Bob Mayer is the master plotter. Every bestselling book he writes he uses this technique.

You have to start somewhere.

Have you ever listened to a writer who just recently started a new project? They are practically jumping out of their pants with excitement. Their eyes light up and oddly enough, they break out of that introverted shell and start babbling away about their latest novel.

This is at the core of the Kernel Idea. The spark of inspiration. That one thing that made you believe you could sit alone in a room and write 100,000 words. However, when the writer hits the 50k mark they often forget what excited them in the first place.

The Kernel Idea (The Original Idea)

The kernel idea is the Alpha and the Omega of your book.  By that I mean it starts your creative process and it completes it.  It’s what you begin with and at the end of the manuscript, everything in the book points toward it.

The kernel idea is the foundation of your novel.  When I say idea, I don't necessarily mean the theme, although it can be.  Or the most important incident, although it can be.  But it can also be a setting.  It can be a scene.  It can be a character.

It’s simply the first idea you had that was the seed of your novel.  All else can change, but the idea can’t.  It might be a place; a person; an event; a moral; whatever.  But you did have it before you began writing and you must remember it as you write.  If you don't, your story and style will suffer terribly.  You should be able to tell your idea in one sentence.  And repeat it to yourself every morning when you wake up and prior to writing.  Knowing it will keep you on track.

For every new book I begin, I write out this one sentence on a word document as the very first writing I do.  I print it out and put it where I can constantly see it.  The kernel idea is the moment of conception.

Can you clearly state what your book is about in 25 words or less? This is a key, essential ingredient of writing a good book. This idea keeps you focused and on track. It is important to:

Write The Kernel Idea down

Ask yourself:  What emotional reaction does it evoke

Good writing and strong characters are the key to great writing and knowing what excited you to write the book in the first place will bleed onto the page. However, if you don’t write the idea down, you might forget and get lost along the way.  

What Is Your Kernel Idea?

Good news is you had one

Bad news is you probably forgot it

It is usually the first thought you had (the spark of inspiration, the moment of conception)

It is the foundation of your book, the seed

KERNAL IDEA EXERCISE: Write down the idea behind your current project.

If you can’t do it, then you need to backtrack through your creative process to find it, because you had it at one point. Everything starts from something. While idea is not story (something I will talk about later) idea is the only thing in your manuscript that won’t change. Your story can, but your idea won’t.
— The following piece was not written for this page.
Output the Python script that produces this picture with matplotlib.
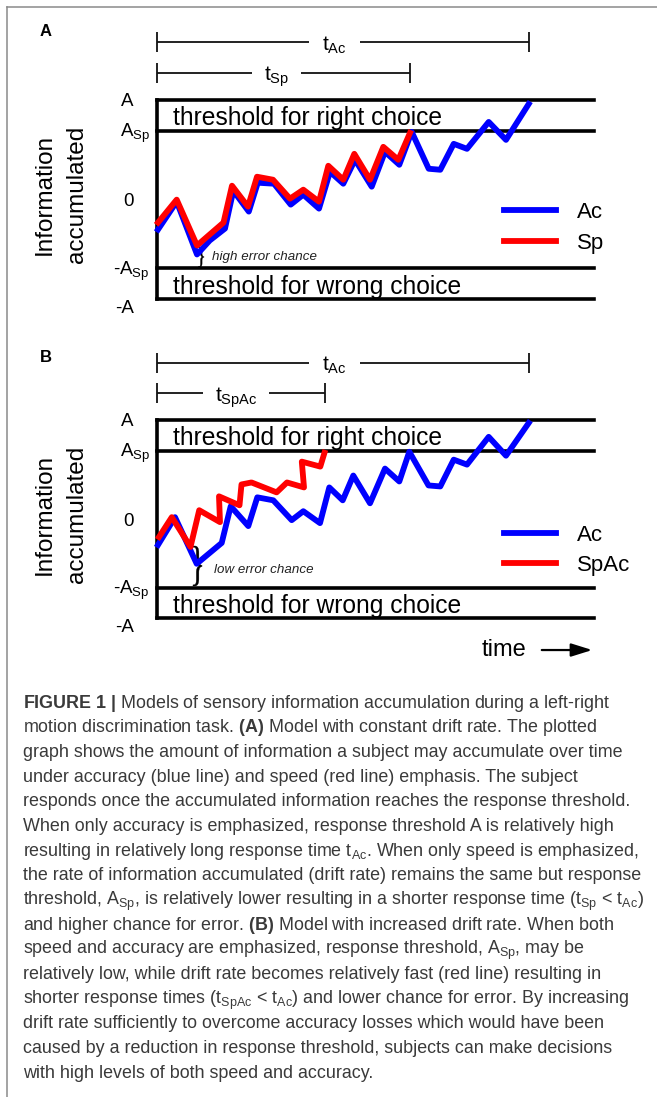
import matplotlib
matplotlib.use("Agg")
import matplotlib.pyplot as plt
from matplotlib.font_manager import FontProperties
from matplotlib.lines import Line2D
from matplotlib.patches import PathPatch
from matplotlib.textpath import TextPath
from matplotlib.transforms import Affine2D

plt.rcParams["font.family"] = ["Liberation Sans", "DejaVu Sans"]
plt.rcParams["mathtext.fontset"] = "custom"
plt.rcParams["mathtext.rm"] = "Liberation Sans"
plt.rcParams["mathtext.it"] = "Liberation Sans:italic"
plt.rcParams["mathtext.bf"] = "Liberation Sans:bold"

# thresholds, in units of A
A_FULL = 1.0
A_SP = 0.69
T_END = 43.7

# response times
T_AC = 37.17
T_SP = 25.3
T_SPAC = 16.8

# panel A: accuracy (Ac) and speed (Sp) emphasis
t_ac_a = [0.1, 1.97, 4.0, 5.27, 6.8, 7.63, 9.18, 10.08, 11.7, 13.37, 14.63,
          16.2, 17.3, 18.63, 19.8, 21.47, 22.8, 24.23, 25.47, 27.17, 28.33,
          29.67, 31.0, 33.17, 34.9, 37.17]
y_ac_a = [-0.30, -0.02, -0.55, -0.41, -0.29, 0.09, -0.12, 0.17, 0.16, -0.05,
          0.05, -0.09, 0.28, 0.16, 0.40, 0.13, 0.48, 0.35, 0.68, 0.31, 0.30,
          0.56, 0.51, 0.78, 0.60, 0.96]
t_sp_a = [0.1, 1.97, 4.0, 5.15, 6.65, 7.5, 9.1, 10.0, 11.6, 13.3, 14.63,
          16.2, 17.13, 18.63, 19.73, 21.3, 22.63, 24.13, 25.3]
y_sp_a = [-0.23, 0.0, -0.46, -0.36, -0.23, 0.14, -0.07, 0.23, 0.20, 0.01,
          0.10, -0.02, 0.34, 0.20, 0.46, 0.20, 0.53, 0.40, 0.67]

# panel B: accuracy (Ac) and speed+accuracy (SpAc) emphasis
t_ac_b = [0.1, 1.8, 3.97, 6.47, 7.37, 9.13, 10.03, 11.63, 13.47, 14.63,
          16.3, 17.23, 18.57, 19.63, 21.3, 22.8, 24.23, 25.23, 27.15, 28.33,
          29.67, 31.0, 33.17, 34.9, 37.17]
y_ac_b = [-0.26, 0.02, -0.45, -0.24, 0.13, -0.07, 0.22, 0.19, -0.01, 0.08,
          -0.04, 0.32, 0.19, 0.44, 0.16, 0.51, 0.38, 0.68, 0.34, 0.33, 0.60,
          0.55, 0.83, 0.64, 0.97]
t_spac_b = [0.2, 1.48, 3.35, 4.22, 6.3, 6.2, 8.25, 8.45, 9.45, 11.96, 13.0,
            14.7, 14.48, 16.33, 16.75]
y_spac_b = [-0.18, 0.02, -0.28, 0.09, -0.03, 0.23, 0.14, 0.35, 0.37, 0.27,
            0.37, 0.32, 0.58, 0.53, 0.67]

tick_levels = [A_FULL, A_SP, 0.0, -A_SP, -A_FULL]
tick_labels = ["A", r"A$_\mathregular{Sp}$", "0", r"-A$_\mathregular{Sp}$", "-A"]

caption = [
    r"$\mathbf{FIGURE\ 1\ |}$ Models of sensory information accumulation during a left-right",
    r"motion discrimination task. $\mathbf{(A)}$ Model with constant drift rate. The plotted",
    "graph shows the amount of information a subject may accumulate over time",
    "under accuracy (blue line) and speed (red line) emphasis. The subject",
    "responds once the accumulated information reaches the response threshold.",
    "When only accuracy is emphasized, response threshold A is relatively high",
    r"resulting in relatively long response time t$_\mathregular{Ac}$. When only speed is emphasized,",
    "the rate of information accumulated (drift rate) remains the same but response",
    r"threshold, A$_\mathregular{Sp}$, is relatively lower resulting in a shorter response time (t$_\mathregular{Sp}$ < t$_\mathregular{Ac}$)",
    r"and higher chance for error. $\mathbf{(B)}$ Model with increased drift rate. When both",
    r"speed and accuracy are emphasized, response threshold, A$_\mathregular{Sp}$, may be",
    "relatively low, while drift rate becomes relatively fast (red line) resulting in",
    r"shorter response times (t$_\mathregular{SpAc}$ < t$_\mathregular{Ac}$) and lower chance for error. By increasing",
    "drift rate sufficiently to overcome accuracy losses which would have been",
    "caused by a reduction in response threshold, subjects can make decisions",
    "with high levels of both speed and accuracy.",
]

BLUE = "#0000ff"
RED = "#ff0000"
W, H = 657, 1097


def brace(ax, x, y0, y1, width):
    """ Right-facing curly brace stretched between y0 and y1. """
    tp = TextPath((0, 0), "}", size=1, prop=FontProperties(family="Liberation Serif"))
    ext = tp.get_extents()
    tr = (Affine2D().translate(-ext.x0, -ext.y0)
          .scale(width / ext.width, (y1 - y0) / ext.height)
          .translate(x, y0))
    ax.add_patch(PathPatch(tr.transform_path(tp), fc="black", ec="black",
                           lw=0.3, clip_on=False))


def span_bar(ax, y, t_end, label, gap):
    kw = dict(color="#111111", lw=1.3, clip_on=False, solid_capstyle="butt")
    ax.plot([0, gap[0]], [y, y], **kw)
    ax.plot([gap[1], t_end], [y, y], **kw)
    for t in (0, t_end):
        ax.plot([t, t], [y - 0.1, y + 0.1], **kw)
    ax.text((gap[0] + gap[1]) / 2, y - 0.085, label, ha="center",
            va="baseline", fontsize=15)


def panel(rect, t_ac, y_ac, t_red, y_red, red_label, t_red_end, red_bar,
          red_gap, note, note_x, note_y, brace_spec, legend_top):
    ax = fig.add_axes(rect)
    ax.set_xlim(0, T_END)
    ax.set_ylim(-1, 1)
    ax.axis("off")

    lkw = dict(color="black", lw=2.6, clip_on=False, solid_capstyle="projecting")
    for lev in tick_levels:
        if lev != 0:
            ax.plot([0, T_END], [lev, lev], **lkw)
    ax.plot([0, 0], [-A_FULL, A_FULL], **lkw)

    ax.plot(t_ac, y_ac, color=BLUE, lw=4.2, label="Ac", clip_on=False)
    ax.plot(t_red, y_red, color=RED, lw=4.2, label=red_label, clip_on=False)

    for lev, lab, dx in zip(tick_levels, tick_labels, [-3.6, -3.7, -3.4, -4.4, -4.2]):
        yy = lev - 0.07 if lev == -A_FULL else lev
        ax.text(dx, yy - 0.065, lab, ha="left", va="baseline", fontsize=13.5)

    ax.text(-11.2, 0.05, "Information", rotation=90, ha="center", va="center",
            fontsize=17.5)
    ax.text(-8.0, 0.05, "accumulated", rotation=90, ha="center", va="center",
            fontsize=17.5)

    ax.text(1.6, 0.75, "threshold for right choice", fontsize=17.7, va="baseline")
    ax.text(1.6, -0.945, "threshold for wrong choice", fontsize=17.7, va="baseline")

    span_bar(ax, 1.578, T_AC, r"t$_\mathregular{Ac}$", (15.2, 20.3))
    span_bar(ax, red_bar, t_red_end, red_gap[2], red_gap[:2])

    brace(ax, *brace_spec)
    ax.text(note_x, note_y, note, style="italic", fontsize=9.6, va="center",
            color="#222222")

    ax.legend(loc="upper left", bbox_to_anchor=(0.793, legend_top),
              frameon=False, fontsize=16, borderpad=0, borderaxespad=0,
              handlelength=2.35, handletextpad=0.95, labelspacing=0.42)
    return ax


fig = plt.figure(figsize=(W / 100, H / 100), dpi=100)

ax_a = panel([157 / W, 1 - 299.3 / H, 437 / W, 199.3 / H],
             t_ac_a, y_ac_a, t_sp_a, y_sp_a, "Sp", T_SP, 1.274,
             (9.5, 14.4, r"t$_\mathregular{Sp}$"), "high error chance", 5.5, -0.575,
             (4.15, -0.676, -0.475, 0.55), 0.487)
ax_b = panel([157 / W, 1 - 618.3 / H, 437 / W, 198.3 / H],
             t_ac_b, y_ac_b, t_spac_b, y_spac_b, "SpAc", T_SPAC, 1.269,
             (4.6, 11.2, r"t$_\mathregular{SpAc}$"), "low error chance", 5.7, -0.513,
             (3.6, -0.674, -0.271, 0.9), 0.473)

ax_b.text(32.5, -1.32, "time", fontsize=17, va="center", ha="left")
ax_b.annotate("", xy=(43.8, -1.32), xytext=(38.2, -1.32),
              arrowprops=dict(arrowstyle="-|>,head_length=0.8,head_width=0.25",
                              lw=1.6, color="black", mutation_scale=16),
              annotation_clip=False)

fig.text(46 / W, 1 - 32 / H, "A", fontsize=12, weight="bold", ha="center", va="center")
fig.text(46 / W, 1 - 358 / H, "B", fontsize=12, weight="bold", ha="center", va="center")

# frame lines of the page
fig.add_artist(Line2D([7.3 / W, 7.3 / W], [0, 1 - 6.7 / H], color="#8a8a8a", lw=1.1))
fig.add_artist(Line2D([7.3 / W, 1], [1 - 6.7 / H, 1 - 6.7 / H], color="#8a8a8a", lw=1.1))

for i, line in enumerate(caption):
    fig.text(22.7 / W, 1 - (707.5 + i * 24.67) / H, line,
             fontsize=12.9, color="#3a3a3a", ha="left", va="baseline")

fig.savefig("out.png", dpi=100)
In one of my early novels, the original idea was an action:  What if Special Forces soldiers had to destroy an enemy pipeline?  That's it for Dragon Sim-13.  Not very elaborate, you say.  True.  Not exactly a great moral theme.  Right.  But with that original idea there was a lot I could do and eventually had to do.  I had to change the target country after the first draft.  But that was all right because I still had the idea.  I had to change characters, but that was fine too, because it didn't change my idea.  I had to change the reason why they were attacking a pipeline, but again, the original idea was the same.